From: Edmund Horner <ejrh00(at)gmail(dot)com>
To: David Rowley <david(dot)rowley(at)2ndquadrant(dot)com>
Cc: PostgreSQL Developers <pgsql-hackers(at)lists(dot)postgresql(dot)org>
Subject: Re: Tid scan improvements
Date: 2018-09-19 06:04:43
Message-ID: CAMyN-kCCjuLR=guOHBbD66BE4EuiDe8R5mDrmBJOySntdUS6Xg@mail.gmail.com
Views: Raw Message | Whole Thread | Download mbox | Resend email
Thread:
Lists: pgsql-hackers

On Mon, 17 Sep 2018 at 23:21, David Rowley <david(dot)rowley(at)2ndquadrant(dot)com> wrote:
> On 15 August 2018 at 11:11, Edmund Horner <ejrh00(at)gmail(dot)com> wrote:
>> So we'd extend that to:
>> - Include in the OR-list "range" subquals of the form (ctid > ? AND
>> ctid < ?) (either side could be optional, and we have to deal with >=
>> and <= and having ctid on the rhs, etc.).
>> - Cost the range subquals by assuming they don't overlap, and
>> estimating how many blocks and tuples they span.
>> - When beginning the scan, evaluate all the ?s and build an array of
>> "tid ranges" to fetch. A tid range is a struct with a starting tid,
>> and an ending tid, and might just be a single tid item.
>> - Sort and remove duplicates.
>> - Iterate over the array, using a single fetch for single-item tid
>> ranges, and starting/ending a heap scan for multi-item tid ranges.
>>
>> I think I'll try implementing this.
>
>
> I've set this patch as waiting on author in the commitfest app.

Thanks David.

Between work I have found time here and there to work on it, but
making a path type that handles all the above turns out to be
surprisingly harder than my tid range scan.

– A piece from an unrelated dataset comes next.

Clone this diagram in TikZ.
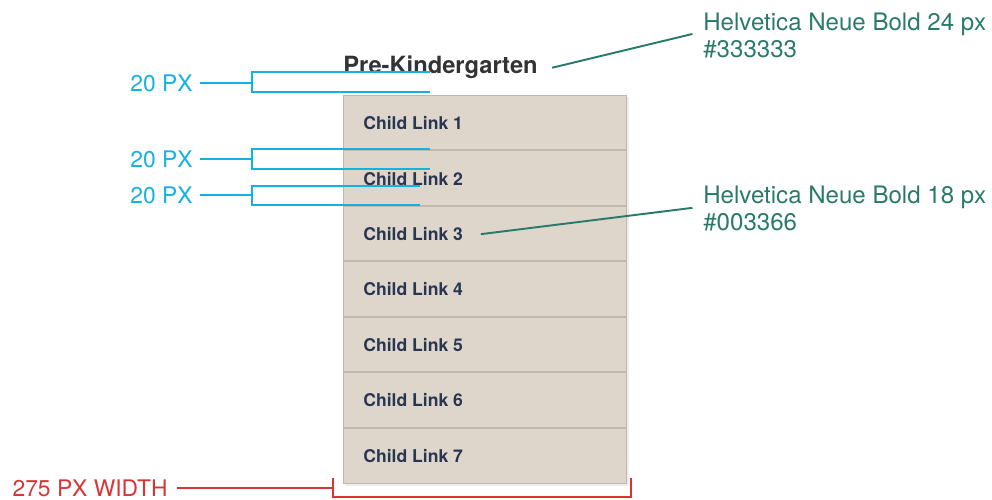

In the earlier discussion from 2012, Tom Lane said:

> Bruce Momjian <bruce(at)momjian(dot)us> writes:
> > On Wed, Jun 13, 2012 at 03:21:17PM -0500, Merlin Moncure wrote:
> >> IMNSHO, it's a no-brainer for the todo (but I think it's more
> >> complicated than adding some comparisons -- which are working now):
>
> > I see. Seems we have to add index smarts to those comparisons. That
> > might be complicated.
>
> Uh, the whole point of a TID scan is to *not* need an index.
>
> What would be needed is for tidpath.c to let through more kinds of TID
> comparison quals than it does now, and then for nodeTidscan.c to know
> what to do with them. The latter logic might well look something like
> btree indexscan qual preparation, but it wouldn't be the same code.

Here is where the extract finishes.